Dev environment setup

This project requires the following tools:

Install lefthook:

lefthook install

Ops

LuaRocks release

To release a new version to LuaRocks, do the following:

  1. If you’ve changed available source files, update the build.modules field in the Rockspec file.
  2. Update the version field in the Rockspec file.
  3. Update the name of the Rockspec file to reflect the new version.
  4. Upload a rock with the following command:
luarocks upload ./coop.nvim-$VERSION-$REVISION.rockspec --api_key=$API_KEY

Glossary

A coroutine function is a Lua function, which may call coroutine.yield. A coroutine function must always be executed within a coroutine.

A plain coroutine function is a coroutine function that doesn’t implement any protocol for its yields. A plain coroutine function doesn’t return any values in yields nor expect any values from them.

ADRs

The project overall had the following design guidelines:

  • Extend coroutines without replacing them. Keep things simple by extending how coroutines work and keeping as much of their behaviour as reasonable.
  • Make asynchronous code behave similarly to synchronous code.

On using tasks (coroutine + future)

This subsection is about the decision to implement the task interface that replaces coroutine instead of using pure coroutines.

The need to wait

You can’t build awaiting primitives with pure coroutines. The proof would look something like this: Lua is single-threaded, so something needs to wake and run waiting threads. That means that someone needs keep a list of waiters. You can’t store such data in pure coroutines.

The awaiting feature requires bundling in a waiting queue (a future) together with a thread.

The need to capture errors

I want the framework to treat coroutine functions almost like regular functions and have the capability to wait for results of a parallelized operation with futures. A (coroutine) function can return in two ways: return values or throw an error. The error is only caught by whoever calls coroutine.resume, because we can’t use pcall with coroutine functions. That would mean that sometimes the error would get caught by the UV thread and get lost as I can’t change how the UV thread works. A lost error means that we would end up with a dangling future. I decided that the future interface would be better if it was total, i.e., future always finishes when its coroutine is dead. To achieve that I concluded that a small error-catching wrapper on top of coroutine.resume (called “task”) would do the trick and the cost of this is worth it: the implementation is dead simple in the end.

In summary, pure coroutines lack the ability to store their results. Tasks add that useful capability at a low cost.

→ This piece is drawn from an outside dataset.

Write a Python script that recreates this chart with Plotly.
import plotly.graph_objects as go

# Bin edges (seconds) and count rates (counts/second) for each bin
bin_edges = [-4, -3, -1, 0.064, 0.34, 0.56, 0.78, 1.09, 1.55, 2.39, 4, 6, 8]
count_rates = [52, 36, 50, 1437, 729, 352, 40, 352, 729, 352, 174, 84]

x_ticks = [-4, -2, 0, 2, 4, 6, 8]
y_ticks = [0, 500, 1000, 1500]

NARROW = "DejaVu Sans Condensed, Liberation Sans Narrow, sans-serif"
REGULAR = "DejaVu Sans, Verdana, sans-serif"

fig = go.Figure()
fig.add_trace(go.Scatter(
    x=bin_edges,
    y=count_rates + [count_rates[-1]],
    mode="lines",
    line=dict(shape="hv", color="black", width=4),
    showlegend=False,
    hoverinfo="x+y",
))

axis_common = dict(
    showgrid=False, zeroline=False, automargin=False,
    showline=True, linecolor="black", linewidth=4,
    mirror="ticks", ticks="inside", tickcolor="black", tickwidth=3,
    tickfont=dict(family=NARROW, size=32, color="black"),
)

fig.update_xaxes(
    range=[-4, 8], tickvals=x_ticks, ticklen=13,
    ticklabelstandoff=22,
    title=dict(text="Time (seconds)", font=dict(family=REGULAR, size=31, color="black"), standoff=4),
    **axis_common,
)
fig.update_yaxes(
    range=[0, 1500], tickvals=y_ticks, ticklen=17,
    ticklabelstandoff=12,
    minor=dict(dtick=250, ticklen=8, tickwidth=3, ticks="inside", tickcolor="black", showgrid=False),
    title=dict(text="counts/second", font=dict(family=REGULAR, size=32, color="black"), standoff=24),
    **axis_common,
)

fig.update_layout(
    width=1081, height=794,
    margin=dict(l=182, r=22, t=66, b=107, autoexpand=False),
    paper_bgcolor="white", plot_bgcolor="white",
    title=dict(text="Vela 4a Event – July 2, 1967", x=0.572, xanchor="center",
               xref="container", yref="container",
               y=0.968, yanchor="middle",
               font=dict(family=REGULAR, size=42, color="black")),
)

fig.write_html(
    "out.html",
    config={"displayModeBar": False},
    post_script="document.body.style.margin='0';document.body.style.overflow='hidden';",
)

On a single await function

I decided that a future should expose a single await function that can work in three modes:

  • an asynchronous task function
  • a callback-based function
  • busy waiting

All three cases are useful in practice and a single function makes the interface more fluent and more elegant. I just found that having three different names was clumsy.

On Future._call

I made await available under a function call, so that people can use awaitables as if they were task functions. This is inline with the design goal to avoid asynchronous boilerplate.

On rethrowing errors in await

await rethrows errors. This makes await behave like a regular function would.

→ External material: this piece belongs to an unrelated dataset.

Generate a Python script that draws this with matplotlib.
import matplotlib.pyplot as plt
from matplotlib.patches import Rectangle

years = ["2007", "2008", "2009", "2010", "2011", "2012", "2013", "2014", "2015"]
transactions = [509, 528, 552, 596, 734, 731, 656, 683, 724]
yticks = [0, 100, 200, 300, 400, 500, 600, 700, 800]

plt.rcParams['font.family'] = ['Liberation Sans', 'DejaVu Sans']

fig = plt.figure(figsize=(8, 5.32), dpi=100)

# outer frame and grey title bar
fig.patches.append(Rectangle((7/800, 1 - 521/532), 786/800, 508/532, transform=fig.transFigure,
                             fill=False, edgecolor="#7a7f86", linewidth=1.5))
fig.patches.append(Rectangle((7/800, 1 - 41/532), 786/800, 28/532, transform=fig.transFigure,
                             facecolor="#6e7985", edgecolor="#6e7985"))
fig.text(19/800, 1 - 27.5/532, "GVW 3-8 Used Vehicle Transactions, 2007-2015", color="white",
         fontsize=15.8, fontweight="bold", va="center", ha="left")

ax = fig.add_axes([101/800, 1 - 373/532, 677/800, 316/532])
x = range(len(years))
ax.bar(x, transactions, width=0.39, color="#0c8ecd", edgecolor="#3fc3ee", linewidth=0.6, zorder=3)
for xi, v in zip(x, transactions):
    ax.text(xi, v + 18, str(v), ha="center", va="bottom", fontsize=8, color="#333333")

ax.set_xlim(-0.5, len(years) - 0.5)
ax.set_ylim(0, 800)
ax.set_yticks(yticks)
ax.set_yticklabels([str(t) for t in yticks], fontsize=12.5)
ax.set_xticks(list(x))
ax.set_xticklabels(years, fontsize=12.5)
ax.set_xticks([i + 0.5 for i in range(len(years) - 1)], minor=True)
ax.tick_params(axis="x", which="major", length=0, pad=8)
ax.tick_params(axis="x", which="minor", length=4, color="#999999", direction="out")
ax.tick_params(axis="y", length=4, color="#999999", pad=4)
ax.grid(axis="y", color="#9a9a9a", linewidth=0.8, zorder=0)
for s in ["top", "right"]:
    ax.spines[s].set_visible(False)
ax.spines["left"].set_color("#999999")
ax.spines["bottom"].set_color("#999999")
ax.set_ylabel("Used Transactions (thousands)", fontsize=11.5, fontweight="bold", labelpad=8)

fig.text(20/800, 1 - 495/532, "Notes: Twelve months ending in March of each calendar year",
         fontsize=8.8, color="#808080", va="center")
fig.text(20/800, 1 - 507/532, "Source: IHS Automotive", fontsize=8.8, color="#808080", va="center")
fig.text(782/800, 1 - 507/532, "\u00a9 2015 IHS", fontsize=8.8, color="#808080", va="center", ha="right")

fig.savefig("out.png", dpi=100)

Task:cancel sets cancelled flag

I decided that Task:cancel sets a cancelled flag that, if intercepted, needs to be cleared by the programmer.

This makes the cancellation interface more flexible:

  1. The programmer can intercept cancellation, do some clean up logic, and still proceed with cancellation.
  2. The programmer can now more reliably check which task was cancelled. This is particularly necessary during Task:await. When the programmer runs task:await(), it may throw error('cancelled'), but, without the cancelled flag, it’s unclear whether it comes from task or the running task.